The new core will have much shorter pipelines, weighing in at 14 stages compared to 31 in the current Pentium 4's. It will also be wider, the new core will be 4-issue compared to the Pentium 4's two. This will actually make it wider...and theoretically give it higher instruction-level parallelism...than the current Athlon 64 architecture. The much shorter pipelines will greatly reduce the power requirements, but will also mean a drop in clock speed. The greater width will most likely more than make up the difference as far as clock speed goes, though... think of this new architecture in terms of efficiency, just the way we currently think of the Athlon 64 or Pentium M.
All of these first processors based on the new architecture will be dual-core, with the Woodcrest getting a bump to four cores a little later (high-end server stuff). They will have a unified level 2 cache shared by the cores, and will be able to transfer information directly between the two cores' separate level 1 caches. This should greatly increase multi-threading performance over Intel's current dual-core offerings…The Pentium D is really just two cores sitting next to each other on the same package, with no way to communicate with each other except over the front side bus.
The new architecture will of course contain all the EM64T functionality for 64-bit operation, as well as an enhanced version of Intel's current speed-throttling technology that allows unused portions of the core to be powered down to further increase efficiency. It will also contain security hardware to prevent hacks like current processors, and virtualization hardware which will allow it to run multiple operating systems simultaneously. It appears that Hyperthreading will not be present in any of the new processors.
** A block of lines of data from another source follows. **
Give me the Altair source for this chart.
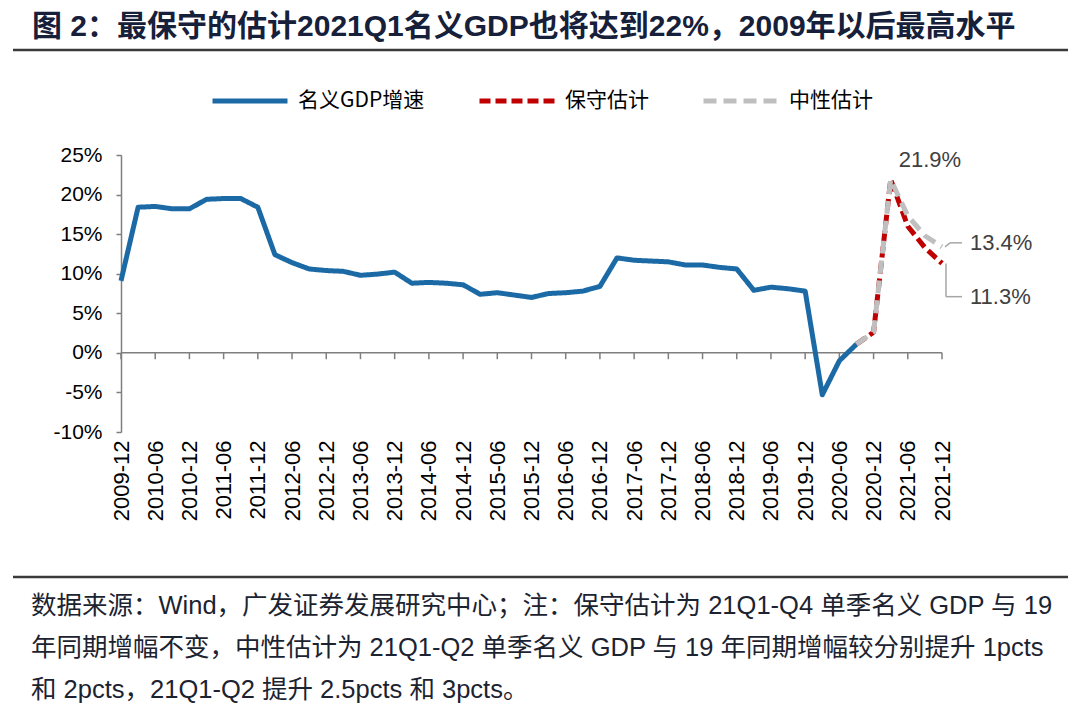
import altair as alt
import pandas as pd

# ---------------- data ----------------
quarters = [f"{y}-{m}" for y in range(2009, 2022) for m in ("03", "06", "09", "12")][3:]  # 2009-12 .. 2021-12
label_q = quarters[::2]

gdp_growth = [9.1, 18.4, 18.5, 18.2, 18.2, 19.4, 19.5, 19.5, 18.4, 12.4,
              11.4, 10.6, 10.4, 10.3, 9.8, 9.95, 10.2, 8.8, 8.9, 8.8,
              8.6, 7.4, 7.6, 7.3, 7.0, 7.5, 7.6, 7.8, 8.4, 12.0,
              11.7, 11.6, 11.5, 11.1, 11.1, 10.8, 10.6, 7.9, 8.3, 8.1,
              7.8, -5.3, -1.0, 1.1]
est_q = quarters[43:]
conservative = [1.1, 2.6, 21.9, 16.0, 13.3, 11.3]
neutral = [1.1, 2.6, 21.9, 17.3, 14.8, 13.4]

series = ["名义GDP增速", "保守估计", "中性估计"]
colors = ["#1B6AA5", "#C00000", "#BFBFBF"]

title_text = "图 2：最保守的估计2021Q1名义GDP也将达到22%，2009年以后最高水平"
note_lines = [
    "数据来源：Wind，广发证券发展研究中心；注：保守估计为 21Q1-Q4 单季名义 GDP 与 19",
    "年同期增幅不变，中性估计为 21Q1-Q2 单季名义 GDP 与 19 年同期增幅较分别提升 1pcts",
    "和 2pcts，21Q1-Q2 提升 2.5pcts 和 3pcts。",
]

# ---------------- tables ----------------
df_blue = pd.DataFrame({"q": quarters[:len(gdp_growth)], "v": gdp_growth, "s": series[0]})
df_red = pd.DataFrame({"q": est_q, "v": conservative, "s": series[1]})
df_gray = pd.DataFrame({"q": est_q, "v": neutral, "s": series[2]})
df_ticks = pd.DataFrame({"q": label_q, "v": 0.0, "v2": -0.8})

FONT = "Liberation Sans, Noto Sans CJK SC"
CJK = "Noto Sans CJK SC, Liberation Sans"

X = alt.X("q:O", title=None,
          scale=alt.Scale(domain=quarters, type="point", padding=0),
          axis=alt.Axis(values=label_q, labelAngle=270, domain=False, ticks=False,
                        labelPadding=8, labelFontSize=22, labelFont=FONT,
                        labelColor="#000000", labelOverlap=False))
Y = alt.Y("v:Q", title=None,
          scale=alt.Scale(domain=[-10, 25], nice=False, zero=False),
          axis=alt.Axis(values=list(range(-10, 30, 5)), labelExpr="datum.value + '%'",
                        grid=False, domainColor="#7F7F7F", domainWidth=1.5,
                        tickColor="#7F7F7F", tickWidth=1.5, tickSize=5,
                        labelFontSize=21, labelFont=FONT, labelColor="#000000",
                        labelPadding=14, labelOverlap=False, labelFlush=False))

legend = alt.Legend(title=None, orient="none", direction="horizontal",
                    legendX=89, legendY=-94, symbolType="stroke",
                    symbolSize=5625, symbolStrokeWidth=5, labelFontSize=21,
                    labelFont=CJK, labelColor="#000000", labelOffset=8,
                    columnPadding=44)
C = alt.Color("s:N", scale=alt.Scale(domain=series, range=colors), legend=legend)
D = alt.StrokeDash("s:N", scale=alt.Scale(domain=series, range=[[1, 0], [11, 5], [13, 7]]),
                   legend=legend)

zero = alt.Chart(pd.DataFrame({"v": [0.0]})).mark_rule(color="#7F7F7F", strokeWidth=1.5).encode(y=Y)
ticks = alt.Chart(df_ticks).mark_rule(color="#7F7F7F", strokeWidth=1.5).encode(x=X, y=Y, y2="v2:Q")

line_kw = dict(strokeWidth=5, strokeJoin="round")
blue = alt.Chart(df_blue).mark_line(**line_kw).encode(x=X, y=Y, color=C, strokeDash=D)
red = alt.Chart(df_red).mark_line(**line_kw).encode(x=X, y=Y, color=C, strokeDash=D)
gray = alt.Chart(df_gray).mark_line(**line_kw).encode(x=X, y=Y, color=C, strokeDash=D)

# annotations
ann_color = "#404040"
hi_level, lo_level = 13.9, 7.1
peak = alt.Chart(pd.DataFrame({"q": [quarters[45]], "v": [neutral[2]], "t": ["21.9%"]})).mark_text(
    align="left", baseline="alphabetic", dx=8, dy=-13, fontSize=22, font=FONT, color=ann_color
).encode(x=X, y=Y, text="t:N")
lab_hi = alt.Chart(pd.DataFrame({"q": [quarters[-1]], "v": [hi_level], "t": ["13.4%"]})).mark_text(
    align="left", baseline="middle", dx=28, fontSize=22, font=FONT, color=ann_color
).encode(x=X, y=Y, text="t:N")
lab_lo = alt.Chart(pd.DataFrame({"q": [quarters[-1]], "v": [lo_level], "t": ["11.3%"]})).mark_text(
    align="left", baseline="middle", dx=28, fontSize=22, font=FONT, color=ann_color
).encode(x=X, y=Y, text="t:N")

lead_kw = dict(color="#A6A6A6", strokeWidth=1.5)
lead_df_hi = pd.DataFrame({"q": [quarters[-1]], "v": [neutral[-1]], "v2": [hi_level]})
lead_df_lo = pd.DataFrame({"q": [quarters[-1]], "v": [conservative[-1]], "v2": [lo_level]})
lead_df_hi_h = pd.DataFrame({"q": [quarters[-1]], "v": [hi_level]})
lead_df_lo_h = pd.DataFrame({"q": [quarters[-1]], "v": [lo_level]})
lead1 = alt.Chart(lead_df_hi).mark_rule(xOffset=3, x2Offset=8, **lead_kw).encode(
    x=X, x2="q:O", y=Y, y2="v2:Q")
lead2 = alt.Chart(lead_df_hi_h).mark_rule(xOffset=8, x2Offset=20, **lead_kw).encode(
    x=X, x2="q:O", y=Y)
lead3 = alt.Chart(lead_df_lo).mark_rule(xOffset=4, x2Offset=4, **lead_kw).encode(
    x=X, x2="q:O", y=Y, y2="v2:Q")
lead4 = alt.Chart(lead_df_lo_h).mark_rule(xOffset=4, x2Offset=20, **lead_kw).encode(
    x=X, x2="q:O", y=Y)

# title, rules, footnote (positions relative to plot origin)
one = pd.DataFrame({"t": [title_text]})
title = alt.Chart(one).mark_text(align="left", baseline="middle", fontSize=30,
                                 fontWeight="bold", font=FONT, color="#17203A").encode(
    text="t:N", x=alt.value(-89), y=alt.value(-128))
rule_top = alt.Chart(one).mark_rule(color="#3A3A3A", strokeWidth=2.5).encode(
    x=alt.value(-108), x2=alt.value(947), y=alt.value(-105))
rule_bot = alt.Chart(one).mark_rule(color="#3A3A3A", strokeWidth=2.5).encode(
    x=alt.value(-108), x2=alt.value(947), y=alt.value(422))

note_layers = []
for i, line in enumerate(note_lines):
    note_layers.append(
        alt.Chart(pd.DataFrame({"t": [line]})).mark_text(
            align="left", baseline="middle", fontSize=25.5, font=FONT, color="#1C2330"
        ).encode(text="t:N", x=alt.value(-90), y=alt.value(451 + 42 * i))
    )

chart = alt.layer(
    zero, ticks, blue, red, gray, lead1, lead2, lead3, lead4, peak, lab_hi, lab_lo,
    title, rule_top, rule_bot, *note_layers
).properties(
    width=821, height=277,
    padding={"left": 113, "top": 147, "right": 130, "bottom": 276},
    autosize=alt.AutoSizeParams(type="none"),
    background="white",
).configure_view(stroke=None)

chart.save("out.html", embed_options={"renderer": "svg", "actions": False})
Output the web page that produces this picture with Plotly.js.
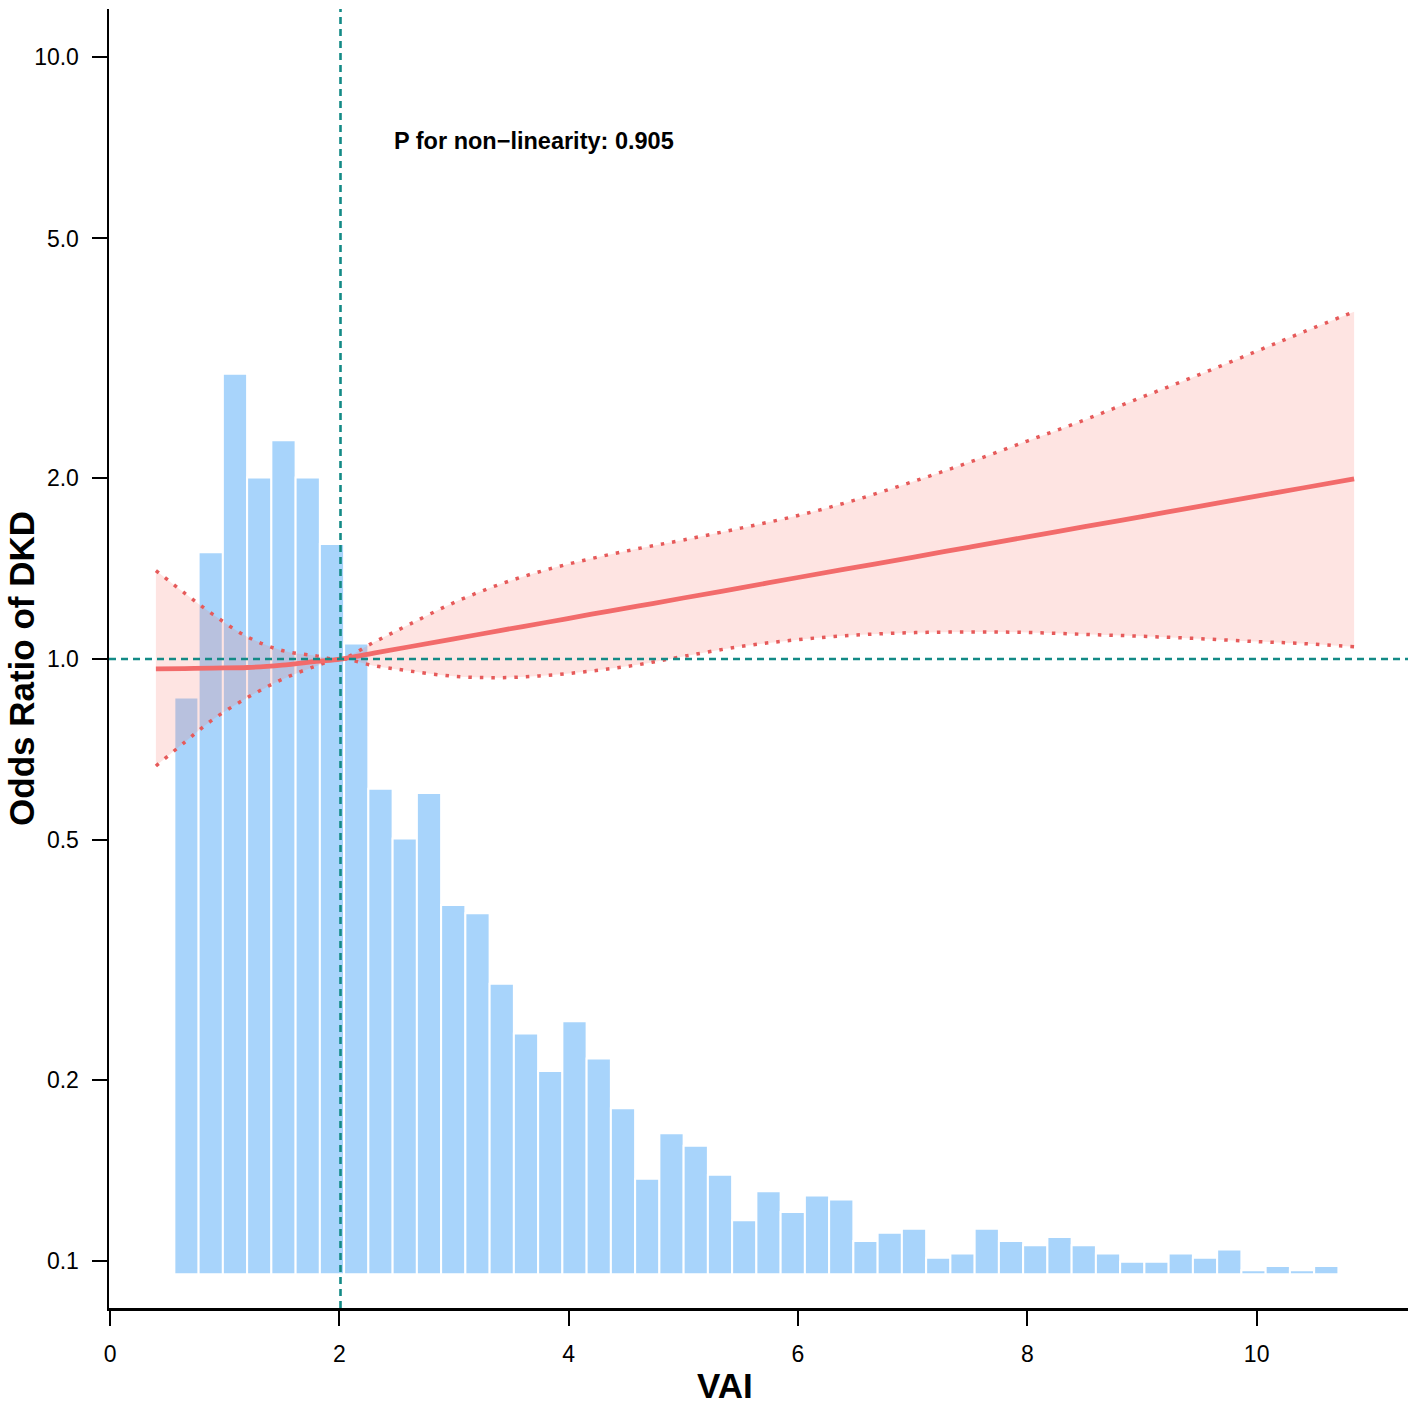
<!DOCTYPE html>
<html>
<head>
<meta charset="utf-8">
<script src="https://cdn.plot.ly/plotly-3.0.1.min.js"></script>
<style>
  html, body { margin: 0; padding: 0; background: #fff; }
  #chart { width: 1418px; height: 1405px; }
</style>
</head>
<body>
<div id="chart"></div>
<script>
// histogram of VAI (counts per bin)
const binStart = 0.561;
const binWidth = 0.2115;
const binCounts = [
  139, 174, 217, 192, 201, 192, 176, 152, 117, 105,
  116, 89, 87, 70, 58, 49, 61, 52, 40, 23,
  34, 31, 24, 13, 20, 15, 19, 18, 8, 10,
  11, 4, 5, 11, 8, 7, 9, 7, 5, 3,
  3, 5, 4, 6, 1, 2, 1, 2
];

// restricted cubic spline fit: odds ratio and 95% CI
const vai = [0.4, 0.65, 0.9, 1.2, 1.5, 1.8, 2.01, 2.3, 2.6, 3.0, 3.4, 3.8, 4.2, 4.6, 5.0,
  5.5, 6.0, 6.5, 7.0, 7.5, 8.0, 8.5, 9.0, 9.5, 10.0, 10.4, 10.85];
const orFit = [0.963, 0.964, 0.966, 0.968, 0.977, 0.991, 1.0, 1.023, 1.047, 1.080, 1.115, 1.150, 1.187, 1.224, 1.263,
  1.313, 1.366, 1.420, 1.476, 1.535, 1.596, 1.659, 1.725, 1.794, 1.865, 1.924, 1.993];
const orUpper = [1.403, 1.287, 1.185, 1.088, 1.033, 1.012, 1.0, 1.066, 1.139, 1.241, 1.331, 1.406, 1.469, 1.525, 1.577,
  1.650, 1.732, 1.838, 1.971, 2.125, 2.303, 2.497, 2.724, 2.969, 3.247, 3.491, 3.778];
const orLower = [0.664, 0.727, 0.794, 0.863, 0.925, 0.974, 1.0, 0.975, 0.956, 0.936, 0.931, 0.939, 0.955, 0.978, 1.010,
  1.049, 1.077, 1.096, 1.106, 1.109, 1.107, 1.099, 1.091, 1.081, 1.069, 1.061, 1.048];

const refVai = 2.01;
const pText = "P for non\u2212linearity: 0.905";

const xTicks = [0, 2, 4, 6, 8, 10];
const yTickVals = [0.1, 0.2, 0.5, 1, 2, 5, 10];
const yTickText = ["0.1", "0.2", "0.5", "1.0", "2.0", "5.0", "10.0"];

const font = "Liberation Sans, Arial, sans-serif";
const red = "#f26b6b";
const dotRed = "#e65a5a";
const teal = "#138a86";

const binMids = binCounts.map((c, i) => binStart + binWidth * (i + 0.5));

const ciLine = { color: dotRed, width: 3.5, dash: "3.5px,8px", shape: "spline" };

const traces = [
  {
    type: "bar",
    x: binMids,
    y: binCounts,
    width: binWidth,
    xaxis: "x",
    yaxis: "y",
    marker: { color: "#a8d4fb", line: { color: "#ffffff", width: 2 } },
    hoverinfo: "skip",
    showlegend: false
  },
  {
    type: "scatter",
    mode: "lines",
    x: vai,
    y: orLower,
    xaxis: "x",
    yaxis: "y2",
    line: ciLine,
    hoverinfo: "skip",
    showlegend: false
  },
  {
    type: "scatter",
    mode: "lines",
    x: vai,
    y: orUpper,
    xaxis: "x",
    yaxis: "y2",
    fill: "tonexty",
    fillcolor: "rgba(248,118,109,0.2)",
    line: ciLine,
    hoverinfo: "skip",
    showlegend: false
  },
  {
    type: "scatter",
    mode: "lines",
    x: vai,
    y: orFit,
    xaxis: "x",
    yaxis: "y2",
    line: { color: red, width: 4.8, shape: "spline" },
    hoverinfo: "skip",
    showlegend: false
  }
];

const layout = {
  width: 1418,
  height: 1405,
  margin: { l: 109, r: 10, t: 9, b: 97, pad: 0 },
  paper_bgcolor: "#ffffff",
  plot_bgcolor: "#ffffff",
  font: { family: font, color: "#000000" },
  showlegend: false,
  xaxis: {
    range: [-0.009, 11.32],
    showgrid: false,
    zeroline: false,
    showline: true,
    linecolor: "#000000",
    linewidth: 2.5,
    ticks: "outside",
    ticklen: 15,
    tickwidth: 2,
    tickcolor: "#000000",
    tickvals: xTicks,
    tickfont: { family: font, size: 23, color: "#000000" },
    ticklabelstandoff: 9
  },
  yaxis: {
    range: [-8.12, 304.9],
    visible: false,
    showgrid: false,
    zeroline: false
  },
  yaxis2: {
    type: "log",
    range: [-1.0786, 1.0803],
    overlaying: "y",
    side: "left",
    showgrid: false,
    zeroline: false,
    showline: true,
    linecolor: "#000000",
    linewidth: 2.5,
    ticks: "outside",
    ticklen: 15,
    tickwidth: 2,
    tickcolor: "#000000",
    tickvals: yTickVals,
    ticktext: yTickText,
    tickfont: { family: font, size: 23, color: "#000000" },
    ticklabelstandoff: 8
  },
  shapes: [
    {
      type: "line", layer: "above",
      xref: "x", yref: "paper",
      x0: refVai, x1: refVai, y0: 0, y1: 1,
      line: { color: teal, width: 2.6, dash: "7px,5px" }
    },
    {
      type: "line", layer: "above",
      xref: "paper", yref: "y2",
      x0: 0, x1: 1, y0: 1, y1: 1,
      line: { color: teal, width: 2.6, dash: "7px,5px" }
    }
  ],
  annotations: [
    {
      text: pText,
      xref: "x", yref: "y2",
      x: 2.46, y: 0.861,
      xanchor: "left", yanchor: "middle",
      showarrow: false,
      font: { family: font, size: 23.5, weight: 700, color: "#000000" }
    },
    {
      text: "VAI",
      xref: "paper", yref: "paper",
      x: 0.4742, y: -0.0593,
      xanchor: "center", yanchor: "middle",
      showarrow: false,
      font: { family: font, size: 35, weight: 700, color: "#000000" }
    },
    {
      text: "Odds Ratio of DKD",
      xref: "paper", yref: "paper",
      x: -0.067, y: 0.4927,
      xanchor: "center", yanchor: "middle",
      textangle: -90,
      showarrow: false,
      font: { family: font, size: 35, weight: 700, color: "#000000" }
    }
  ]
};

Plotly.newPlot("chart", traces, layout, { displayModeBar: false, staticPlot: true });
</script>
</body>
</html>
And now, a little speculation. I can't say for sure, but I'm skeptical that these processors will release the same way they are being announced now. Although this architecture sounds like multiple steps in the right direction, there has to be some things that Intel isn't telling us about yet. As described, this "new and improved" architecture is very comparable to current AMD processors, and if it isn't going to release for a full year, Intel will likely not gain back any of the ground they are currently losing. AMD is pushing forward, with plans for quad-core chips in early 2007 and even speculation about an integrated PCI-Express controller on the CPU. If Intel doesn't plan better this time around (and they very well might be…we are just hearing the very first info on this new core), they are going to be rushing out a slapped-together quad-core chip in much the same way they did their first dual-core.
All in all, I would say this is a good thing for Intel. The Pentium M is definitely a solid architecture to build on…and finally laying Netburst to rest is the right thing to do. I really feel bad for those who plan on buying Intel processors now or over the next 12 months, though…The choices are going to be rather limited as far as performance goes, although I'm sure they will squeeze every last bit they can out of current architectures. In the end, anything you buy will be a dead end. Intel's new architecture will be a vast improvement over what they will sell you in the next year, performance-wise, in terms of power consumption and heat, and of course in terms of future upgradeability. Only time will tell how things will shake out, and whether Intel has more up their sleeve in terms of this new architecture that might really push back hard on AMD's current lead in design and performance.